--- Start Available records ---
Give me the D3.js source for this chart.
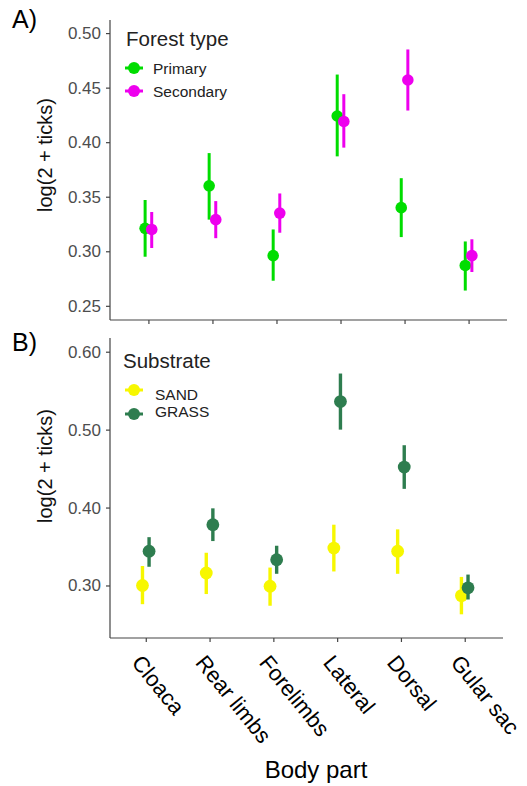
--- End Available records ---
--- Start Available records ---
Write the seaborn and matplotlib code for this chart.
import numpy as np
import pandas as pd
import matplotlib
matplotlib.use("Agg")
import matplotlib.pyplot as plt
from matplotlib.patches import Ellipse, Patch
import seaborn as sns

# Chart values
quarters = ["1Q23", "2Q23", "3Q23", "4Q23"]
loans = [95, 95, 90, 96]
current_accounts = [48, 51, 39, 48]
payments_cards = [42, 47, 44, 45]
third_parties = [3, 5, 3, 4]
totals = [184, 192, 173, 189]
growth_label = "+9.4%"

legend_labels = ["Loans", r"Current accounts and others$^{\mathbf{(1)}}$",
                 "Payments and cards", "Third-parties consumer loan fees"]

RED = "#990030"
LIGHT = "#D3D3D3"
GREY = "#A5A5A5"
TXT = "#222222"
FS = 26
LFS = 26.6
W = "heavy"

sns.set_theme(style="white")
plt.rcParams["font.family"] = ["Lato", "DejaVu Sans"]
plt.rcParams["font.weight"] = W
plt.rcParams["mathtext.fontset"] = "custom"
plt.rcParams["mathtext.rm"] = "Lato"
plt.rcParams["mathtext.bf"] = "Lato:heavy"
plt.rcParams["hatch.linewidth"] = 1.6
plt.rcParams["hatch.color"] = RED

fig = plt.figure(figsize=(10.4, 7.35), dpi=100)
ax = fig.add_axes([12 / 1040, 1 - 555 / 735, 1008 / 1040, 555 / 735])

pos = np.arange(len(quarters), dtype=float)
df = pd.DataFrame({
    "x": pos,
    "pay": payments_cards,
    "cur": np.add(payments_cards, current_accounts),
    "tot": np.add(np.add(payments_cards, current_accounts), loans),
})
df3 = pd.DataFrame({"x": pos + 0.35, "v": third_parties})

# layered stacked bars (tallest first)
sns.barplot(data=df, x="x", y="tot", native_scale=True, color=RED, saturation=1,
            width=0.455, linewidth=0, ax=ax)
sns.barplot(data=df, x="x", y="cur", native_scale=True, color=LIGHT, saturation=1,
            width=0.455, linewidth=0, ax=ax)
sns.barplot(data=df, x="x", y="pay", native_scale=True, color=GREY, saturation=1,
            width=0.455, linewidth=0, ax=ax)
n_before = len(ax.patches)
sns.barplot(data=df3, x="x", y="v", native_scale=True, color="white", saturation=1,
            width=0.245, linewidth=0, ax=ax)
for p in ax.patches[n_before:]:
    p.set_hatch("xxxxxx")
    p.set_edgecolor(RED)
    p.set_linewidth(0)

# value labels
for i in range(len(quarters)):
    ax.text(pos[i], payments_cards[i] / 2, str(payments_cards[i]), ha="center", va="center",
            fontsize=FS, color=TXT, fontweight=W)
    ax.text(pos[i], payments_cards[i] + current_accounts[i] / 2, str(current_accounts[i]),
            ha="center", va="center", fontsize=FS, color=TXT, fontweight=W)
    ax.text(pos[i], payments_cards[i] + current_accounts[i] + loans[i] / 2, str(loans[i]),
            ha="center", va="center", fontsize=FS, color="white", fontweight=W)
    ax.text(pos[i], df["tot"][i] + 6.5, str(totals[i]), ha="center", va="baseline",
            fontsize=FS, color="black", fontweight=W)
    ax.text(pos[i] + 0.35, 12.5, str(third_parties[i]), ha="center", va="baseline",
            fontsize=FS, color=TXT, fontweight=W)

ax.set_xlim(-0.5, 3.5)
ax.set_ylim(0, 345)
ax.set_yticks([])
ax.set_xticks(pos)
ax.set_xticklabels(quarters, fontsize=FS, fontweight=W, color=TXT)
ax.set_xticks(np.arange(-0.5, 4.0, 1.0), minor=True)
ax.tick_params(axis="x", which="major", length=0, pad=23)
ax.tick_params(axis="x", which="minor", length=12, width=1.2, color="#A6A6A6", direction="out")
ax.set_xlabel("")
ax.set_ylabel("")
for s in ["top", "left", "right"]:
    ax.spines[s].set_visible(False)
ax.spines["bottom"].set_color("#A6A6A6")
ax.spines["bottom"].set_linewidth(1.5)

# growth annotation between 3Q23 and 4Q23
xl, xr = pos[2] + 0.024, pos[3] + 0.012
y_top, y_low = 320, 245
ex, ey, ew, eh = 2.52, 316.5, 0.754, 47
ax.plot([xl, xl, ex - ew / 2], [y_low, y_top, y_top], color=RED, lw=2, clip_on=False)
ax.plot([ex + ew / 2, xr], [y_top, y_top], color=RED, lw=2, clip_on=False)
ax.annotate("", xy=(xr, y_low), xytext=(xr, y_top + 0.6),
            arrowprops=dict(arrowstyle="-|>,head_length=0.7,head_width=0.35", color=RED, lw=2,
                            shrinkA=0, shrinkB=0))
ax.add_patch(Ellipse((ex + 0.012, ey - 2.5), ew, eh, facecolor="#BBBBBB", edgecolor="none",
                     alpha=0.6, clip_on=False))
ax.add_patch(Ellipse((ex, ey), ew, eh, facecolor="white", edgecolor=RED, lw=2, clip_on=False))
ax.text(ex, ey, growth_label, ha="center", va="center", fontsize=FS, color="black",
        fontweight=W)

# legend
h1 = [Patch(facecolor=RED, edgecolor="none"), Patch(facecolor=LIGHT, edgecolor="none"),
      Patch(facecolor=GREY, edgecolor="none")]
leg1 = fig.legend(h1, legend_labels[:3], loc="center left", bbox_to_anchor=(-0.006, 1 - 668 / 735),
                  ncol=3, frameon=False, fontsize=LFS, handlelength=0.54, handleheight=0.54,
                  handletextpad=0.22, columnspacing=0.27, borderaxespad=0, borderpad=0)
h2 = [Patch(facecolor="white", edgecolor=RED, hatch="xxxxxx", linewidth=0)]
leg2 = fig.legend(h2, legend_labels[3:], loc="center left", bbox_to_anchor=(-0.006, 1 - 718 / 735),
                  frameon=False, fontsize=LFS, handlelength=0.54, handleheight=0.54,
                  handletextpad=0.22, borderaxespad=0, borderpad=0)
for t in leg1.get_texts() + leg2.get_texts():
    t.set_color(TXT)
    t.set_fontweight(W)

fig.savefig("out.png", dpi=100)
--- End Available records ---
--- Start Available records ---
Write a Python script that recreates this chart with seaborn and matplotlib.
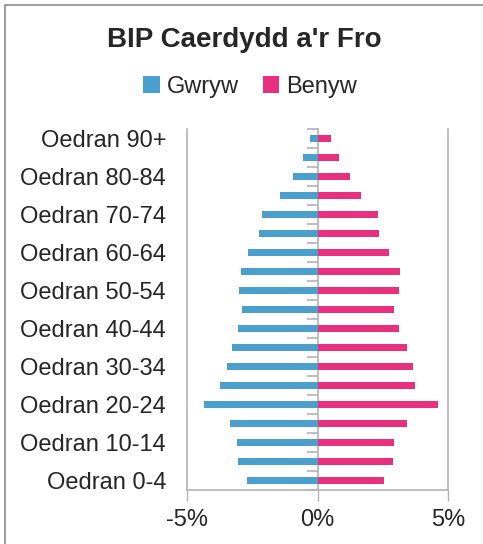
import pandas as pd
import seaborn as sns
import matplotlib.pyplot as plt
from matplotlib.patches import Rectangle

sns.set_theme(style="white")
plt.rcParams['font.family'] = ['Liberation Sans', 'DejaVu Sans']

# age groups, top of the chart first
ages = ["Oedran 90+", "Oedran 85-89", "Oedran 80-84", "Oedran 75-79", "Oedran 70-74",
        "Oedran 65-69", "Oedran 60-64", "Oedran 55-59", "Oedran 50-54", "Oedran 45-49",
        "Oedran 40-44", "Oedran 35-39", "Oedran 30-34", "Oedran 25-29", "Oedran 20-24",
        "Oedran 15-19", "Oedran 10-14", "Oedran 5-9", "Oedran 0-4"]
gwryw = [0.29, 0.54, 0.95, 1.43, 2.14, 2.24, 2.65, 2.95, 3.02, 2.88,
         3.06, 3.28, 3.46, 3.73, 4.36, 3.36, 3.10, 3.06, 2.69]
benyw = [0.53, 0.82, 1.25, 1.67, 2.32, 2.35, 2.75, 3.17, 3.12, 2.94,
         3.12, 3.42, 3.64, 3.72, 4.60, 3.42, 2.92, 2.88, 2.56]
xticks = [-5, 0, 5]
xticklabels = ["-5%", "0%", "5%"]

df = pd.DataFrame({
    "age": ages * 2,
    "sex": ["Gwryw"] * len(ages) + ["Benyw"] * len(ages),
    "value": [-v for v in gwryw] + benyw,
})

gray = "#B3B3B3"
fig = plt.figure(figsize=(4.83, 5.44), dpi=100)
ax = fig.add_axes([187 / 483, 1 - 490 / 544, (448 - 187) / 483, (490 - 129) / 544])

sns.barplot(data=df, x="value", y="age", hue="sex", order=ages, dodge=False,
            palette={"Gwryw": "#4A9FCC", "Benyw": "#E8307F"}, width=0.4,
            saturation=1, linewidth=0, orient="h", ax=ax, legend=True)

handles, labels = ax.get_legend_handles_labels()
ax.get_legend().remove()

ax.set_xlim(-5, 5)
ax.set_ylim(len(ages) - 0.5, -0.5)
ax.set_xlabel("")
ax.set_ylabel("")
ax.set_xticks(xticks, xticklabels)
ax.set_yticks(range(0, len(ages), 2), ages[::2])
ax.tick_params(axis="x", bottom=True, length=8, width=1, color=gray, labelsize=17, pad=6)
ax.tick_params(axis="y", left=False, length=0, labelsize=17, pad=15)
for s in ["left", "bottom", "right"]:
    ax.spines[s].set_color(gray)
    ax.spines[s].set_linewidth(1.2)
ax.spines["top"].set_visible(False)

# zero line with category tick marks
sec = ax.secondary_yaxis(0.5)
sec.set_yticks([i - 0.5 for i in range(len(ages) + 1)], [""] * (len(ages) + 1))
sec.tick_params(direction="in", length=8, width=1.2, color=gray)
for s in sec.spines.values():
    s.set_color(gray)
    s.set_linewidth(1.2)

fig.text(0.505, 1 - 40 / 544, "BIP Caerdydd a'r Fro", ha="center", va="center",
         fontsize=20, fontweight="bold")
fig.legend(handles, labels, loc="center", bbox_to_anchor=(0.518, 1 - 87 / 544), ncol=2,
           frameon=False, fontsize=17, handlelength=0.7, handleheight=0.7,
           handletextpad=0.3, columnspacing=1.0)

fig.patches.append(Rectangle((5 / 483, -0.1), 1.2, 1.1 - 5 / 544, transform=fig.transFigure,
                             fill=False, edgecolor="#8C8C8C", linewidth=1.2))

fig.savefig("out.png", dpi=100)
--- End Available records ---
Set down, word for word, the lines from the one holding "Write a Python" through the one holding "plt.rcParams['font.family'] = ['Liberation". Skip the pictures.

Write a Python script that recreates this chart with seaborn and matplotlib.
import pandas as pd
import seaborn as sns
import matplotlib.pyplot as plt
from matplotlib.patches import Rectangle

sns.set_theme(style="white")
plt.rcParams['font.family'] = ['Liberation Sans', 'DejaVu Sans']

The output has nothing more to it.